The re-announcement, during an online appearance with the Aspen Institute, capped off a week of contradictory messages that began with O’Brien announcing on Oct. 7 that U.S. troop levels in Afghanistan would fall to 2,500 in early 2021. Just hours later, President Donald Trump tweeted that all U.S. troops “should” be home by Christmas. Both announcements caught the Pentagon, Afghanistan, and allies by surprise, and two days later, Milley told NPR that “Robert O'Brien or anyone else can speculate as they see fit” about troop levels, but “I'm going to engage in the rigorous analysis of the situation based on the conditions and the plans that I am aware of and my conversations with the president.”

O’Brien reiterated on Friday that the United States intends to draw down to 2,500 troops in early 2021. Asked directly about the three contradictory answers, O’Brien said that Trump’s tweet was merely expressing wishes of  any wartime president.

“He was expressing the same desire that every president since the Revolutionary War has said.
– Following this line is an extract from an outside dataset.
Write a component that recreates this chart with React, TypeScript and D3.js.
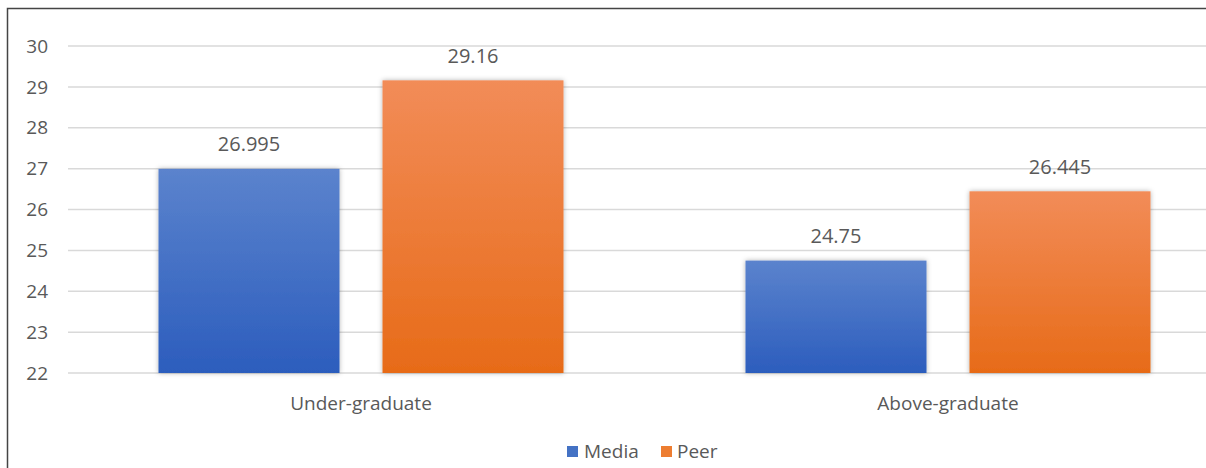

All presidents, all GIs, want the troops home by Christmas,” he said. “We’re on a path right now that looks like about 4,500 this fall and a smaller number in January or February — but if the conditions permit it, we’d love to get people out earlier.”

Another complicating factor is Trump’s chances of reelection next month, a prospect O’Brien called “tough” even as he listed the administration's foreign policy goals and plans for the next four years. In past presidential transitions since the beginning of the war in Afghanistan, the incumbent deferred major strategy changes and troop movements to the incoming new commander in chief.

Aspen moderator Stephen Hadley, a former national security advisor for President George W. Bush and one of the architects of the Iraq War, led the conversation Friday. But O’Brien was not asked about the administration’s mixed messages on Afghanistan war troop withdrawals until later, by Financial Times’ Edward Luce. O’Brien suggested that it was Milley, not he, who spoke without the authority of the president behind him. 

"It's not my practice to speculate. Other people can interpret what I say as speculation, but...when I'm speaking, I'm speaking for the president,” O’Brien said. “And I think that's what the Pentagon is moving out and doing.”

Over the past six months, the United States reduced the number of its troops in Afghanistan first to about 8,600, in accordance with a deal brokered with the Taliban and signed in February. That deal envisioned the immediate drawdown from 14,000 to 8,600 troops by the summer, and a complete U.S. withdrawal within 14 months, if the Taliban lived up to their end of it. 

Trump and other officials previously have said that the number of United States troops in Afghanistan would be down to between 4,000 and 5,000 troops around November, and that any subsequent withdrawal would be conditions-based. 

But Trump has made it clear that he wants the United States out of Afghanistan, rarely speaking publicly about what “conditions” would be necessary to carry out that withdrawal and instead emphasizing the length of the conflict and complaining that U.S. soldiers are acting as “police” in the war torn country. 

Former and current administration officials have described him as eager to pull out by November in order to fulfill a key campaign promise from the 2016 election.